Today is the anniversary of Michelangelo's death in 1564.
By January 1564, Michelangelo was dictating his letters because “my hand no longer serves me.” Yet he was still sculpting. He willed his soul to God, his body to the earth, and his possessions to his relatives in a last testament of just three sentences. On February 12, while working on the Rondanini Pietà, he became feverish. He spent hours burning piles of sketches and drawings. Even in his final days, Michelangelo was conscious of his reputation and did not want to leave behind anything he did not deem perfect or worthy.
On February 15, he sent for Lionardo. His friends gathered. Daniele da Volterra and Tommaso de’ Cavalieri were among the loyal attendants who read to Michelangelo and retold, at his request, the story of Christ’s crucifixion over and over again. Michelangelo lay by the fire, and eventually moved to his bed. He turned to Volterra at one point and pleaded, “O Daniele, I am done for; I am in your keeping. Do not abandon me.” Not only did Volterra stay by Michelangelo’s side to the end, but he assumed his friend’s mantle after his passing, taking on the responsibility of painting clothes and drapes on many of the nudes in The Last Judgment. (His own paintings were often done from Michelangelo’s sketches and pay homage to his teacher and friend.)
On February 18, 1564, Michelangelo’s doctor wrote to Duke Cosimo in Florence, saying, “This afternoon that most excellent and true miracle of nature, Messer Michelangelo Buonarroti passed from this to a better life.”
Rome grieved deeply when Michelangelo died. His body was moved to the church of Santi Apostoli, adjacent to Palazzo Colonna and a few blocks from his home. The very public funeral was “attended by the entire artistic profession, as well as all his friends.” Vasari recounts that “Michelangelo was buried in a tomb in the church of the Santi Apostoli in the presence of all of Rome, while His Holiness planned to erect a special memorial and a tomb in Saint Peter’s itself.” Michelangelo had expressed his desire to be buried in Florence, however, not in Rome. His friends knew, though, that the Romans would not let him go easily.
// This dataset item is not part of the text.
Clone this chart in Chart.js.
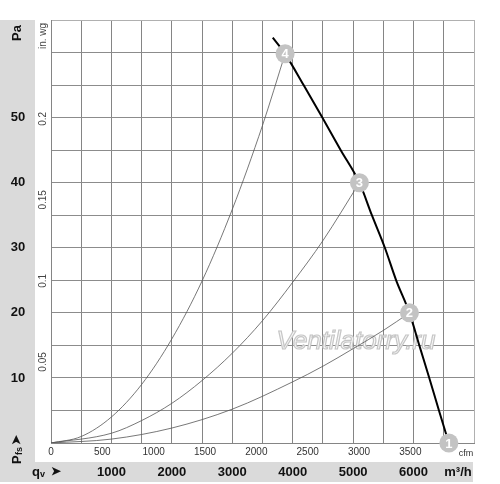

So, unlike the public fanfare accompanying his interment in the church of Santi Apostoli, his body was moved to Florence two weeks later in secrecy, “shipped like merchandise in a bale . . . so that in Rome there would be no chance of creating an uproar.” Florence welcomed her native son, and again Michelangelo’s life was celebrated in elaborate style, this time in the church of Santa Croce. The Florentine Fine Arts Academicians posthumously elected Michelangelo “prime academic”—“head, father and master of everyone.”
A Journey into Michelangelo's Rome by Angela K. Nickerson (pages 139-141)
Michelangelo died just shy of his 89th birthday. He died in 1564 -- the same year Galileo and Shakespeare were born.